The defining difference between full-system simulation and traditional instruction set simulation is the modeling of devices. Device models are necessary in order to get meaningful software to run on the simulator: timers, network interfaces, PCI bridges, SCSI interfaces, graphics devices, serial ports - there is a large number of different devices in a computer system that are visible to the software, and therefore need to be modeled.

Device models can be either transaction-oriented or bit-level. A transaction-oriented model handles each interaction (typically, a read or write access to the interface registers of a device) as an atomic operation: the device is presented with a request, computes the reply, and returns it in a single function call. This synchronous model is very efficient.

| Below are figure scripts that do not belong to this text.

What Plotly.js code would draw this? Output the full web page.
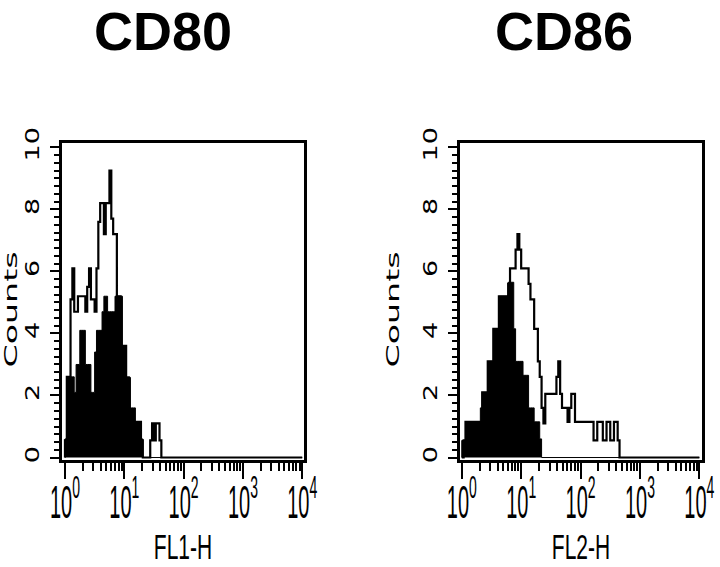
<!DOCTYPE html>
<html>
<head>
<meta charset="utf-8">
<script src="https://cdn.plot.ly/plotly-3.0.1.min.js"></script>
<style>
html,body{margin:0;padding:0;background:#fff;}
#chart{width:720px;height:567px;}
</style>
</head>
<body>
<div id="chart"></div>
<script>
// ---- data ----
const panelTitles = ['CD80', 'CD86'];
const xAxisLabels = ['FL1-H', 'FL2-H'];
const yAxisLabel = 'Counts';
const decadeTickVals = [1, 10, 100, 1000, 10000];
const decadeTickText = ['10<sup>0</sup>', '10<sup>1</sup>', '10<sup>2</sup>', '10<sup>3</sup>', '10<sup>4</sup>'];
const countTickVals = [0, 2, 4, 6, 8, 10];
const countTickText = ['0', '2', '4', '6', '8', '10'];
const binsPerDecade = 32;   // histogram channels per log decade

// CD80 panel: filled = control, open = stained
const cd80Control = [0.6, 2.6, 2.6, 2.6, 2.6, 2.1, 3.0, 3.0, 4.1, 4.1,
                     4.1, 3.0, 3.0, 3.0, 2.1, 2.1, 3.4, 4.1, 4.1, 4.1,
                     4.7, 5.2, 5.2, 4.7, 4.7, 4.7, 4.7, 5.2, 5.2, 5.2,
                     5.2, 3.6, 3.6, 2.6, 2.6, 1.6, 1.6, 1.6, 1.15, 1.15,
                     1.15, 0.6, 0];
const cd80Stained = [0.55, 2.6, 2.6, 5.1, 6.1, 4.7, 4.7, 5.2, 5.2, 5.2,
                     5.2, 4.7, 5.5, 6.1, 5.1, 5.1, 4.7, 6.1, 7.6, 8.2,
                     8.2, 7.2, 8.2, 8.2, 9.25, 7.7, 7.2, 7.2, 5.2, 5.2,
                     3.6, 3.6, 3.6, 2.55, 2.55, 1.5, 1.15, 1.15, 1.15, 1.15,
                     1.15, 0.55, 0, 0, 0, 0, 0.55, 1.1, 0.55, 1.1,
                     1.1, 0.55, 0];
// CD86 panel
const cd86Control = [0.55, 0.55, 0.55, 1.15, 1.15, 1.15, 1.15, 1.15, 1.15, 1.15,
                     1.6, 2.1, 2.1, 2.1, 3.1, 3.1, 3.1, 4.15, 4.15, 4.15,
                     5.2, 5.2, 5.2, 5.2, 5.2, 5.65, 5.65, 5.65, 4.15, 3.1,
                     3.1, 3.1, 3.1, 2.65, 2.65, 2.65, 1.6, 1.6, 1.6, 1.15,
                     1.15, 1.15, 0.6, 0];
const cd86Stained = [0, 0.55, 1.15, 0.55, 1.15, 1.15, 1.15, 1.15, 1.15, 1.15,
                     1.15, 2.1, 2.1, 2.1, 3.1, 3.1, 3.1, 4.15, 4.15, 4.15,
                     5.2, 5.2, 5.2, 5.2, 5.2, 5.6, 6.1, 6.1, 6.1, 6.7,
                     7.2, 6.7, 6.1, 6.1, 6.1, 6.1, 5.6, 5.1, 5.1, 4.15,
                     4.15, 3.1, 2.6, 1.6, 1.1, 2.05, 2.05, 2.05, 2.05, 2.05,
                     2.05, 2.6, 3.1, 2.05, 1.6, 1.6, 1.6, 1.15, 1.6, 2.05,
                     2.05, 1.15, 1.15, 1.15, 1.15, 1.15, 1.15, 1.15, 1.15, 1.15,
                     1.15, 0.55, 0.55, 1.15, 1.15, 1.15, 0.55, 0.55, 1.15, 1.15,
                     0.55, 0.55, 1.15, 1.15, 0.55, 0];

// ---- build step traces ----
function stepXY(counts) {
  const x = [1], y = [0];
  counts.forEach((c, i) => { x.push(Math.pow(10, i / binsPerDecade)); y.push(c); });
  x.push(10000); y.push(0);
  return {x, y};
}
function filledTrace(counts, xa, ya) {
  const s = stepXY(counts);
  return {x: s.x, y: s.y, xaxis: xa, yaxis: ya, type: 'scatter', mode: 'lines',
          line: {shape: 'hv', color: '#000', width: 1}, fill: 'tozeroy', fillcolor: '#000',
          hoverinfo: 'skip'};
}
function openTrace(counts, xa, ya) {
  const s = stepXY(counts);
  return {x: s.x, y: s.y, xaxis: xa, yaxis: ya, type: 'scatter', mode: 'lines',
          line: {shape: 'hv', color: '#000', width: 2.2}, hoverinfo: 'skip'};
}

const data = [
  filledTrace(cd80Control, 'x', 'y'),
  openTrace(cd80Stained, 'x', 'y'),
  filledTrace(cd86Control, 'x2', 'y2'),
  openTrace(cd86Stained, 'x2', 'y2')
];

const minorLogTicks = [];
for (let d = 0; d < 4; d++) for (let k = 2; k <= 9; k++) minorLogTicks.push(k * Math.pow(10, d));

const tickFontX = {family: 'Liberation Sans, Arial, sans-serif', size: 40, color: '#000'};
const titleFontX = {family: 'Liberation Sans, Arial, sans-serif', size: 35, color: '#000'};
const tickFontY = {family: 'DejaVu Sans, sans-serif', size: 20, color: '#000'};
const titleFontY = {family: 'DejaVu Sans, sans-serif', size: 18, color: '#000'};

function xAxis(domain, range, anchor, label) {
  return {
    type: 'log', domain: domain, range: range, anchor: anchor,
    showline: true, linewidth: 3, linecolor: '#000', mirror: true,
    showgrid: false, zeroline: false,
    tickmode: 'array', tickvals: decadeTickVals, ticktext: decadeTickText,
    ticks: 'outside', ticklen: 16, tickwidth: 2, tickcolor: '#000',
    minor: {tickmode: 'array', tickvals: minorLogTicks, ticks: 'outside', ticklen: 8, tickwidth: 2, tickcolor: '#000', showgrid: false},
    tickangle: 0, tickfont: tickFontX, ticklabelstandoff: -8, ticklabeloverflow: 'allow',
    title: {text: label, font: titleFontX, standoff: 0},
    automargin: false, fixedrange: true
  };
}
function yAxis(domain, anchor) {
  return {
    domain: domain, range: [-0.08, 10.14], anchor: anchor,
    showline: true, linewidth: 3, linecolor: '#000', mirror: true,
    showgrid: false, zeroline: false,
    tickmode: 'array', tickvals: countTickVals, ticktext: countTickText,
    ticks: 'outside', ticklen: 9, tickwidth: 2, tickcolor: '#000',
    minor: {dtick: 0.25, tick0: 0, ticks: 'outside', ticklen: 5, tickwidth: 2, tickcolor: '#000', showgrid: false},
    tickangle: -90, tickfont: tickFontY, ticklabelstandoff: 3, ticklabeloverflow: 'allow',
    title: {text: yAxisLabel, font: titleFontY, standoff: 14},
    automargin: false, fixedrange: true
  };
}

const layout = {
  width: 720, height: 567,
  margin: {l: 0, r: 0, t: 0, b: 0},
  paper_bgcolor: '#fff', plot_bgcolor: '#fff',
  showlegend: false, hovermode: false,
  xaxis: xAxis([62/720, 304/720], [-0.05, 4.03], 'y', xAxisLabels[0]),
  yaxis: yAxis([107/567, 424/567], 'x'),
  xaxis2: xAxis([460/720, 702/720], [-0.03, 4.045], 'y2', xAxisLabels[1]),
  yaxis2: yAxis([107/567, 424/567], 'x2'),
  annotations: [
    {text: '<b>' + panelTitles[0] + '</b>', xref: 'paper', yref: 'paper', x: 163/720, y: 1,
     xanchor: 'center', yanchor: 'top', showarrow: false, borderpad: 0,
     font: {family: 'Liberation Sans, Arial, sans-serif', size: 54, color: '#000'}},
    {text: '<b>' + panelTitles[1] + '</b>', xref: 'paper', yref: 'paper', x: 564/720, y: 1,
     xanchor: 'center', yanchor: 'top', showarrow: false, borderpad: 0,
     font: {family: 'Liberation Sans, Arial, sans-serif', size: 54, color: '#000'}}
  ]
};

// stretch / condense label glyphs (about their own centre) to the proportions of the cytometer print-out;
// dx, dy shift in the text's own (unrotated) frame
function scaleText(selector, sx, sy, dx, dy) {
  document.querySelectorAll(selector).forEach(t => {
    const b = t.getBBox();
    if (!b.width) return;
    const cx = b.x + b.width / 2, cy = b.y + b.height / 2;
    const prev = t.getAttribute('transform') || '';
    t.setAttribute('transform',
      prev + ' translate(' + (cx + dx) + ',' + (cy + dy) + ') scale(' + sx + ',' + sy + ') translate(' + (-cx) + ',' + (-cy) + ')');
  });
}

Plotly.newPlot('chart', data, layout, {staticPlot: true, displayModeBar: false}).then(() => {
  scaleText('g.xtick > text, g.x2tick > text', 0.5, 1.15, 0, -4);
  scaleText('text.xtitle, text.x2title', 0.6, 1, 0, 0);
  scaleText('g.ytick > text, g.y2tick > text', 1.35, 1, 0, 0);
  scaleText('text.ytitle, text.y2title', 1.85, 1, -8, 0);
});
</script>
</body>
</html>
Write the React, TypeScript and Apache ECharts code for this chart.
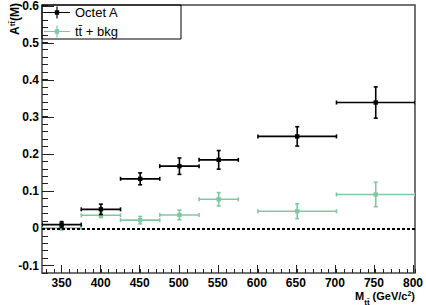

A bit-level model instead models the actual bit patterns traveling over buses and pins in the computer. Instead of a synchronous transaction, each phase of a transaction is played out as a unidirectional message. The device model will read the address and data lines, wait for some cycles, and then put its reply on the bus connecting it to the CPU. This is an asynchronous style that results in much lower performance, since the simulation needs to switch contexts more often.

Of course, it is possible to create hybrids between the two extremes described above. One quite common approach is to let most of a system work at the transaction level, modeling only a small part of the system at the asynchronous bit-level. This offers an efficient way to drive a detailed model of a device with real traffic from a full system.

Most of the guidelines in this document assume that a (mainly) transaction-oriented device model is being developed.